DATA SHOWN –
_ _ _ _ _ _ _

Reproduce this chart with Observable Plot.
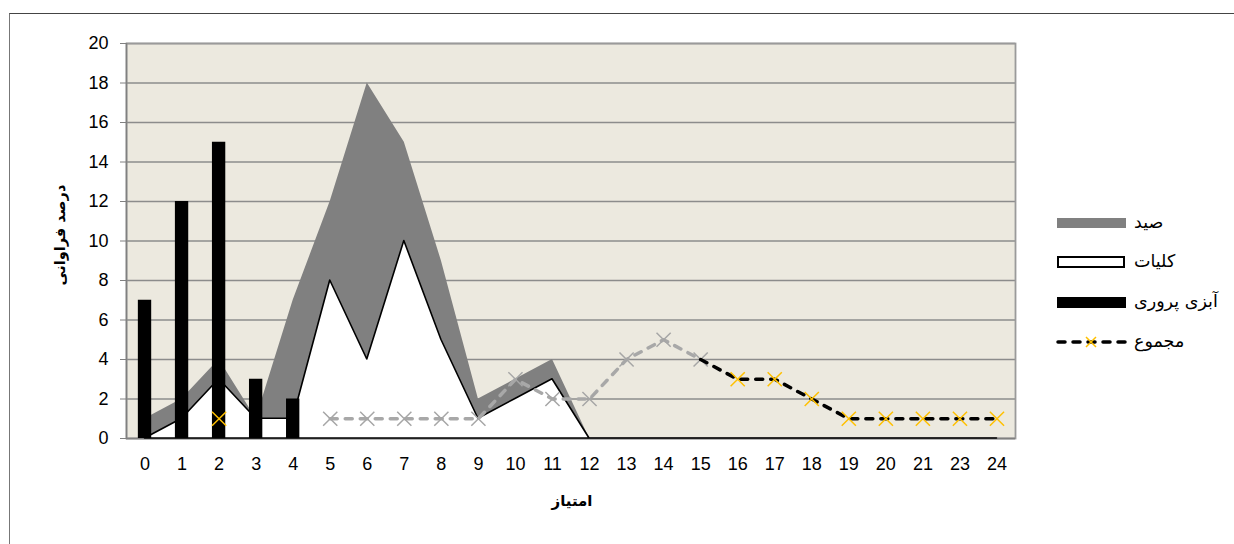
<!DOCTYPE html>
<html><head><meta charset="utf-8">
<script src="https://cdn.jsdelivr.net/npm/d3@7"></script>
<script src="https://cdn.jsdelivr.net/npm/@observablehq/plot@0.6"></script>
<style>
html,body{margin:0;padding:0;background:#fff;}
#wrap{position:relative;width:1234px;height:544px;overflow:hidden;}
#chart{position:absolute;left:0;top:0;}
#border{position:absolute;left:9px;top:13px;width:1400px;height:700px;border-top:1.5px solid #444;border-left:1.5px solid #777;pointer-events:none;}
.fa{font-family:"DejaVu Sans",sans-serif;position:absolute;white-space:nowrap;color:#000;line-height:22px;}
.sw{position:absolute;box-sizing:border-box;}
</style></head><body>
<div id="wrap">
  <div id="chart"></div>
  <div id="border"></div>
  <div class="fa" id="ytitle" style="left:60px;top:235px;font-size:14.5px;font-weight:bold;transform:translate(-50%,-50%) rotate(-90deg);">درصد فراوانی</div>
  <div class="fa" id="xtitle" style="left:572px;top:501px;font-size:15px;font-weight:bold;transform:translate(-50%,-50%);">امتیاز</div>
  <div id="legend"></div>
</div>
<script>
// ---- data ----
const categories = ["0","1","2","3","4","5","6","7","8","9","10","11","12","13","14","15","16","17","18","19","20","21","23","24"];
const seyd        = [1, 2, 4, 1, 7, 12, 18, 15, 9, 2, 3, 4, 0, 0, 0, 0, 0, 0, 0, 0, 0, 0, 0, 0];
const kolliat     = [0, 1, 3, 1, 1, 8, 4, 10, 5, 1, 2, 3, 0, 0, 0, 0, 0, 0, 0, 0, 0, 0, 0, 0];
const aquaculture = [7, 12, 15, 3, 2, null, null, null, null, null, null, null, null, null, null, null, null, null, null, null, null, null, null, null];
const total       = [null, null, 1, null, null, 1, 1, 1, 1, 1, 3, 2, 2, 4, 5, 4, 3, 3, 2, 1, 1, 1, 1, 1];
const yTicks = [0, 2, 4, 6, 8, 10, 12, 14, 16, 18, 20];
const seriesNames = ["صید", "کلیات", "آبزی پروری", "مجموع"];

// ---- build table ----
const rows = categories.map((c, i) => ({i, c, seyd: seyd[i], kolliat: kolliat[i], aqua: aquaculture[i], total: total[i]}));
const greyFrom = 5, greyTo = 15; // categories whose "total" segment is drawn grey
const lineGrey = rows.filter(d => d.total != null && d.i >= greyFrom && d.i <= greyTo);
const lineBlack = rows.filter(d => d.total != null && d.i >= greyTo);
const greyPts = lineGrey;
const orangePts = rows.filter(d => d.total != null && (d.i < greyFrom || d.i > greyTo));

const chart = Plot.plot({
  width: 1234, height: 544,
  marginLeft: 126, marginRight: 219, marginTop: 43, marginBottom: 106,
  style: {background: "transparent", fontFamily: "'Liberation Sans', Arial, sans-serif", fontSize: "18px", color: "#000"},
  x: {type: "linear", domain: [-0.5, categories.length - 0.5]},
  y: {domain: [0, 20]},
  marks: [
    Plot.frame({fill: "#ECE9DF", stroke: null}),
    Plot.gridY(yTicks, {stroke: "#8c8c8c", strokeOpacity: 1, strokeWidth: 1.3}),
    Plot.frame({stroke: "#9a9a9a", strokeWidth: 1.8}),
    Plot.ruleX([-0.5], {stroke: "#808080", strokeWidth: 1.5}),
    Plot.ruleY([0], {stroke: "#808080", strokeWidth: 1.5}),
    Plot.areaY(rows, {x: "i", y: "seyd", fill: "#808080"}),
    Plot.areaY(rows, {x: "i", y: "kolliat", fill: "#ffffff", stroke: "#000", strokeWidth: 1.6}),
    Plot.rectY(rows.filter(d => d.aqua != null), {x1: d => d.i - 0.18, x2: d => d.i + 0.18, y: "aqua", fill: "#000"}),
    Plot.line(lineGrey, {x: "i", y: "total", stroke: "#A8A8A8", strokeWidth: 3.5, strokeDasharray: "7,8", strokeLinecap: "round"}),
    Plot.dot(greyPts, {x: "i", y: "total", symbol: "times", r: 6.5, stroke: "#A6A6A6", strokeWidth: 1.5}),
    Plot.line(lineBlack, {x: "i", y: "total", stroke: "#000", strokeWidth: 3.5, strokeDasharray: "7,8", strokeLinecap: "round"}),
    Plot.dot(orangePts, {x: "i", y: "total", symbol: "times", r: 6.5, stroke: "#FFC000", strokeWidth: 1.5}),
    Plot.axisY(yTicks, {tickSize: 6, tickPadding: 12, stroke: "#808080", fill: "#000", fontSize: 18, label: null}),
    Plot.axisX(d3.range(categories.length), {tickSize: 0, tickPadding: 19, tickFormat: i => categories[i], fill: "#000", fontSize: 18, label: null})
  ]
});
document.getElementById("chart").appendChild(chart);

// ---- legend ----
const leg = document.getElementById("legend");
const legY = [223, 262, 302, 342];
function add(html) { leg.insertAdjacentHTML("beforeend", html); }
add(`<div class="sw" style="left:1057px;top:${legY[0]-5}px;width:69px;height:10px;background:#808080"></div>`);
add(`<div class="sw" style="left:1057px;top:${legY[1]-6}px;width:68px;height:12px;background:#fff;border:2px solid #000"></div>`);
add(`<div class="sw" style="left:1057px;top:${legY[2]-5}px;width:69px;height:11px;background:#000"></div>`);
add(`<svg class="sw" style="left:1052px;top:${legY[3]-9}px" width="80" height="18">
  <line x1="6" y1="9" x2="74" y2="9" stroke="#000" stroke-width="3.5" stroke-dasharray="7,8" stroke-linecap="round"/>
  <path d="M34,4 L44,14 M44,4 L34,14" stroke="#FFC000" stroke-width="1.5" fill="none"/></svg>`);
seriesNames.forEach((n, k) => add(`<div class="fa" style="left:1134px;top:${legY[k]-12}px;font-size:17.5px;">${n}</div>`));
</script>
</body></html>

_ _ _ _ _ _ _

TASK PROMPT – Copy out the whole listing exactly, and don't carry over any pictures.

ANSWER TO THE PROBLEM –
Reproduce this chart with Observable Plot.
<!DOCTYPE html>
<html><head><meta charset="utf-8">
<script src="https://cdn.jsdelivr.net/npm/d3@7"></script>
<script src="https://cdn.jsdelivr.net/npm/@observablehq/plot@0.6"></script>
<style>
html,body{margin:0;padding:0;background:#fff;}
#wrap{position:relative;width:1234px;height:544px;overflow:hidden;}
#chart{position:absolute;left:0;top:0;}
#border{position:absolute;left:9px;top:13px;width:1400px;height:700px;border-top:1.5px solid #444;border-left:1.5px solid #777;pointer-events:none;}
.fa{font-family:"DejaVu Sans",sans-serif;position:absolute;white-space:nowrap;color:#000;line-height:22px;}
.sw{position:absolute;box-sizing:border-box;}
</style></head><body>
<div id="wrap">
  <div id="chart"></div>
  <div id="border"></div>
  <div class="fa" id="ytitle" style="left:60px;top:235px;font-size:14.5px;font-weight:bold;transform:translate(-50%,-50%) rotate(-90deg);">درصد فراوانی</div>
  <div class="fa" id="xtitle" style="left:572px;top:501px;font-size:15px;font-weight:bold;transform:translate(-50%,-50%);">امتیاز</div>
  <div id="legend"></div>
</div>
<script>
// ---- data ----
const categories = ["0","1","2","3","4","5","6","7","8","9","10","11","12","13","14","15","16","17","18","19","20","21","23","24"];
const seyd        = [1, 2, 4, 1, 7, 12, 18, 15, 9, 2, 3, 4, 0, 0, 0, 0, 0, 0, 0, 0, 0, 0, 0, 0];
const kolliat     = [0, 1, 3, 1, 1, 8, 4, 10, 5, 1, 2, 3, 0, 0, 0, 0, 0, 0, 0, 0, 0, 0, 0, 0];
const aquaculture = [7, 12, 15, 3, 2, null, null, null, null, null, null, null, null, null, null, null, null, null, null, null, null, null, null, null];
const total       = [null, null, 1, null, null, 1, 1, 1, 1, 1, 3, 2, 2, 4, 5, 4, 3, 3, 2, 1, 1, 1, 1, 1];
const yTicks = [0, 2, 4, 6, 8, 10, 12, 14, 16, 18, 20];
const seriesNames = ["صید", "کلیات", "آبزی پروری", "مجموع"];

// ---- build table ----
const rows = categories.map((c, i) => ({i, c, seyd: seyd[i], kolliat: kolliat[i], aqua: aquaculture[i], total: total[i]}));
const greyFrom = 5, greyTo = 15; // categories whose "total" segment is drawn grey
const lineGrey = rows.filter(d => d.total != null && d.i >= greyFrom && d.i <= greyTo);
const lineBlack = rows.filter(d => d.total != null && d.i >= greyTo);
const greyPts = lineGrey;
const orangePts = rows.filter(d => d.total != null && (d.i < greyFrom || d.i > greyTo));

const chart = Plot.plot({
  width: 1234, height: 544,
  marginLeft: 126, marginRight: 219, marginTop: 43, marginBottom: 106,
  style: {background: "transparent", fontFamily: "'Liberation Sans', Arial, sans-serif", fontSize: "18px", color: "#000"},
  x: {type: "linear", domain: [-0.5, categories.length - 0.5]},
  y: {domain: [0, 20]},
  marks: [
    Plot.frame({fill: "#ECE9DF", stroke: null}),
    Plot.gridY(yTicks, {stroke: "#8c8c8c", strokeOpacity: 1, strokeWidth: 1.3}),
    Plot.frame({stroke: "#9a9a9a", strokeWidth: 1.8}),
    Plot.ruleX([-0.5], {stroke: "#808080", strokeWidth: 1.5}),
    Plot.ruleY([0], {stroke: "#808080", strokeWidth: 1.5}),
    Plot.areaY(rows, {x: "i", y: "seyd", fill: "#808080"}),
    Plot.areaY(rows, {x: "i", y: "kolliat", fill: "#ffffff", stroke: "#000", strokeWidth: 1.6}),
    Plot.rectY(rows.filter(d => d.aqua != null), {x1: d => d.i - 0.18, x2: d => d.i + 0.18, y: "aqua", fill: "#000"}),
    Plot.line(lineGrey, {x: "i", y: "total", stroke: "#A8A8A8", strokeWidth: 3.5, strokeDasharray: "7,8", strokeLinecap: "round"}),
    Plot.dot(greyPts, {x: "i", y: "total", symbol: "times", r: 6.5, stroke: "#A6A6A6", strokeWidth: 1.5}),
    Plot.line(lineBlack, {x: "i", y: "total", stroke: "#000", strokeWidth: 3.5, strokeDasharray: "7,8", strokeLinecap: "round"}),
    Plot.dot(orangePts, {x: "i", y: "total", symbol: "times", r: 6.5, stroke: "#FFC000", strokeWidth: 1.5}),
    Plot.axisY(yTicks, {tickSize: 6, tickPadding: 12, stroke: "#808080", fill: "#000", fontSize: 18, label: null}),
    Plot.axisX(d3.range(categories.length), {tickSize: 0, tickPadding: 19, tickFormat: i => categories[i], fill: "#000", fontSize: 18, label: null})
  ]
});
document.getElementById("chart").appendChild(chart);

// ---- legend ----
const leg = document.getElementById("legend");
const legY = [223, 262, 302, 342];
function add(html) { leg.insertAdjacentHTML("beforeend", html); }
add(`<div class="sw" style="left:1057px;top:${legY[0]-5}px;width:69px;height:10px;background:#808080"></div>`);
add(`<div class="sw" style="left:1057px;top:${legY[1]-6}px;width:68px;height:12px;background:#fff;border:2px solid #000"></div>`);
add(`<div class="sw" style="left:1057px;top:${legY[2]-5}px;width:69px;height:11px;background:#000"></div>`);
add(`<svg class="sw" style="left:1052px;top:${legY[3]-9}px" width="80" height="18">
  <line x1="6" y1="9" x2="74" y2="9" stroke="#000" stroke-width="3.5" stroke-dasharray="7,8" stroke-linecap="round"/>
  <path d="M34,4 L44,14 M44,4 L34,14" stroke="#FFC000" stroke-width="1.5" fill="none"/></svg>`);
seriesNames.forEach((n, k) => add(`<div class="fa" style="left:1134px;top:${legY[k]-12}px;font-size:17.5px;">${n}</div>`));
</script>
</body></html>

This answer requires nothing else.